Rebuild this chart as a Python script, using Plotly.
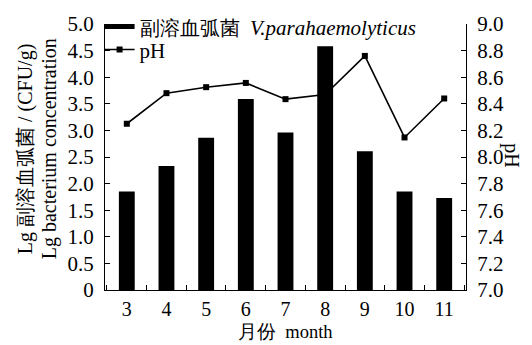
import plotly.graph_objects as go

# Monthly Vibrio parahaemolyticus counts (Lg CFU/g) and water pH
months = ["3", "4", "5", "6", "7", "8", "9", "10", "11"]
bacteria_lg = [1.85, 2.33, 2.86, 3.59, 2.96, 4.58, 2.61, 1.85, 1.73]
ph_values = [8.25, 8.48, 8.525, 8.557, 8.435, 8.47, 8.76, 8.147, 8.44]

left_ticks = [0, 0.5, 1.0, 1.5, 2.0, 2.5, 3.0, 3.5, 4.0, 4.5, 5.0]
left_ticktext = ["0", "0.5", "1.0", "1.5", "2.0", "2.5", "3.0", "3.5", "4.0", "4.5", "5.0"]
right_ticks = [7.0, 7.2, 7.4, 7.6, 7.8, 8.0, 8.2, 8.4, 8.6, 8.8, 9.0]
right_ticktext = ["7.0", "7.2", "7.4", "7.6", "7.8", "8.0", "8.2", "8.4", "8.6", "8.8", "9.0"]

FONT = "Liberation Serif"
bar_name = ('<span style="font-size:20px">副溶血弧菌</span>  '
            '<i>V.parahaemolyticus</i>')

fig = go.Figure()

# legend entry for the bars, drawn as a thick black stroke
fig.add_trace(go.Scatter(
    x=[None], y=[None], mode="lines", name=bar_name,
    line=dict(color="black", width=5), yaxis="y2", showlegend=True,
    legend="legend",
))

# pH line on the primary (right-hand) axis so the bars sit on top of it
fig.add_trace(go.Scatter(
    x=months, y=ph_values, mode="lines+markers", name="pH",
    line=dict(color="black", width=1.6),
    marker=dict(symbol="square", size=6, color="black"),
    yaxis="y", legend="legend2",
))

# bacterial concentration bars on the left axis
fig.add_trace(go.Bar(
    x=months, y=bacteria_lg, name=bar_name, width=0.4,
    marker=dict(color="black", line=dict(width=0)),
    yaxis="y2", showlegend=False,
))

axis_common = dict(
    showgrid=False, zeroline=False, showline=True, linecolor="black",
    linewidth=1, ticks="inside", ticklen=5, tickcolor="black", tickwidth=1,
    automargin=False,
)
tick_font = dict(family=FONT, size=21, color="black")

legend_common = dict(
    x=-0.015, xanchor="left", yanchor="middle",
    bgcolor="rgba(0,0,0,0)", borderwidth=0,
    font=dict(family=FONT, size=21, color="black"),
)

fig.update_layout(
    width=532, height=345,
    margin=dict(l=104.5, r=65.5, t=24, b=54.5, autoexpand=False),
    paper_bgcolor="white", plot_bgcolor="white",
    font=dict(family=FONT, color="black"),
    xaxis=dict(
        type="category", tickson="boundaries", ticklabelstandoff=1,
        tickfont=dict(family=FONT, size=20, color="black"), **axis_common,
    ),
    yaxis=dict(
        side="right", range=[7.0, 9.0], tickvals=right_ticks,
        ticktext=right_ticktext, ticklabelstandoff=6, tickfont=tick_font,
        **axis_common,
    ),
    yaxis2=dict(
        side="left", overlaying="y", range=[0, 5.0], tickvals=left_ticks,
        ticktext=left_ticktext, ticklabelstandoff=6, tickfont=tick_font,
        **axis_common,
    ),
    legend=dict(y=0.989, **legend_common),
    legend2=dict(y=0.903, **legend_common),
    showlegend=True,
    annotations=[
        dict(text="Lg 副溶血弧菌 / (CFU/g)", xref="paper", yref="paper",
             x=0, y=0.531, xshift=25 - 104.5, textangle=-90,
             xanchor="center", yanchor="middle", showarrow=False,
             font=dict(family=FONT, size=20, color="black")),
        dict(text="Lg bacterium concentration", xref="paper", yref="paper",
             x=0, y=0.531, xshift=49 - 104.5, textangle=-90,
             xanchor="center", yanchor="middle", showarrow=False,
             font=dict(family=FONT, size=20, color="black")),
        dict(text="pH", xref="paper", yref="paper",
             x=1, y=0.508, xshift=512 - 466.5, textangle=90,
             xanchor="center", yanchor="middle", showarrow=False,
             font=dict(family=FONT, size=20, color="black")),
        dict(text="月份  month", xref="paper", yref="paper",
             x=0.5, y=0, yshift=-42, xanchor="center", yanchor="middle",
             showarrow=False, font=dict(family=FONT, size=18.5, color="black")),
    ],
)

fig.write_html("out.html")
--------------------------------
> _DIRECTIVE_
Retype each line of the listing above word for word. Exclude the pictures.

> _TASK ANSWER_
Rebuild this chart as a Python script, using Plotly.
import plotly.graph_objects as go

# Monthly Vibrio parahaemolyticus counts (Lg CFU/g) and water pH
months = ["3", "4", "5", "6", "7", "8", "9", "10", "11"]
bacteria_lg = [1.85, 2.33, 2.86, 3.59, 2.96, 4.58, 2.61, 1.85, 1.73]
ph_values = [8.25, 8.48, 8.525, 8.557, 8.435, 8.47, 8.76, 8.147, 8.44]

left_ticks = [0, 0.5, 1.0, 1.5, 2.0, 2.5, 3.0, 3.5, 4.0, 4.5, 5.0]
left_ticktext = ["0", "0.5", "1.0", "1.5", "2.0", "2.5", "3.0", "3.5", "4.0", "4.5", "5.0"]
right_ticks = [7.0, 7.2, 7.4, 7.6, 7.8, 8.0, 8.2, 8.4, 8.6, 8.8, 9.0]
right_ticktext = ["7.0", "7.2", "7.4", "7.6", "7.8", "8.0", "8.2", "8.4", "8.6", "8.8", "9.0"]

FONT = "Liberation Serif"
bar_name = ('<span style="font-size:20px">副溶血弧菌</span>  '
            '<i>V.parahaemolyticus</i>')

fig = go.Figure()

# legend entry for the bars, drawn as a thick black stroke
fig.add_trace(go.Scatter(
    x=[None], y=[None], mode="lines", name=bar_name,
    line=dict(color="black", width=5), yaxis="y2", showlegend=True,
    legend="legend",
))

# pH line on the primary (right-hand) axis so the bars sit on top of it
fig.add_trace(go.Scatter(
    x=months, y=ph_values, mode="lines+markers", name="pH",
    line=dict(color="black", width=1.6),
    marker=dict(symbol="square", size=6, color="black"),
    yaxis="y", legend="legend2",
))

# bacterial concentration bars on the left axis
fig.add_trace(go.Bar(
    x=months, y=bacteria_lg, name=bar_name, width=0.4,
    marker=dict(color="black", line=dict(width=0)),
    yaxis="y2", showlegend=False,
))

axis_common = dict(
    showgrid=False, zeroline=False, showline=True, linecolor="black",
    linewidth=1, ticks="inside", ticklen=5, tickcolor="black", tickwidth=1,
    automargin=False,
)
tick_font = dict(family=FONT, size=21, color="black")

legend_common = dict(
    x=-0.015, xanchor="left", yanchor="middle",
    bgcolor="rgba(0,0,0,0)", borderwidth=0,
    font=dict(family=FONT, size=21, color="black"),
)

fig.update_layout(
    width=532, height=345,
    margin=dict(l=104.5, r=65.5, t=24, b=54.5, autoexpand=False),
    paper_bgcolor="white", plot_bgcolor="white",
    font=dict(family=FONT, color="black"),
    xaxis=dict(
        type="category", tickson="boundaries", ticklabelstandoff=1,
        tickfont=dict(family=FONT, size=20, color="black"), **axis_common,
    ),
    yaxis=dict(
        side="right", range=[7.0, 9.0], tickvals=right_ticks,
        ticktext=right_ticktext, ticklabelstandoff=6, tickfont=tick_font,
        **axis_common,
    ),
    yaxis2=dict(
        side="left", overlaying="y", range=[0, 5.0], tickvals=left_ticks,
        ticktext=left_ticktext, ticklabelstandoff=6, tickfont=tick_font,
        **axis_common,
    ),
    legend=dict(y=0.989, **legend_common),
    legend2=dict(y=0.903, **legend_common),
    showlegend=True,
    annotations=[
        dict(text="Lg 副溶血弧菌 / (CFU/g)", xref="paper", yref="paper",
             x=0, y=0.531, xshift=25 - 104.5, textangle=-90,
             xanchor="center", yanchor="middle", showarrow=False,
             font=dict(family=FONT, size=20, color="black")),
        dict(text="Lg bacterium concentration", xref="paper", yref="paper",
             x=0, y=0.531, xshift=49 - 104.5, textangle=-90,
             xanchor="center", yanchor="middle", showarrow=False,
             font=dict(family=FONT, size=20, color="black")),
        dict(text="pH", xref="paper", yref="paper",
             x=1, y=0.508, xshift=512 - 466.5, textangle=90,
             xanchor="center", yanchor="middle", showarrow=False,
             font=dict(family=FONT, size=20, color="black")),
        dict(text="月份  month", xref="paper", yref="paper",
             x=0.5, y=0, yshift=-42, xanchor="center", yanchor="middle",
             showarrow=False, font=dict(family=FONT, size=18.5, color="black")),
    ],
)

fig.write_html("out.html")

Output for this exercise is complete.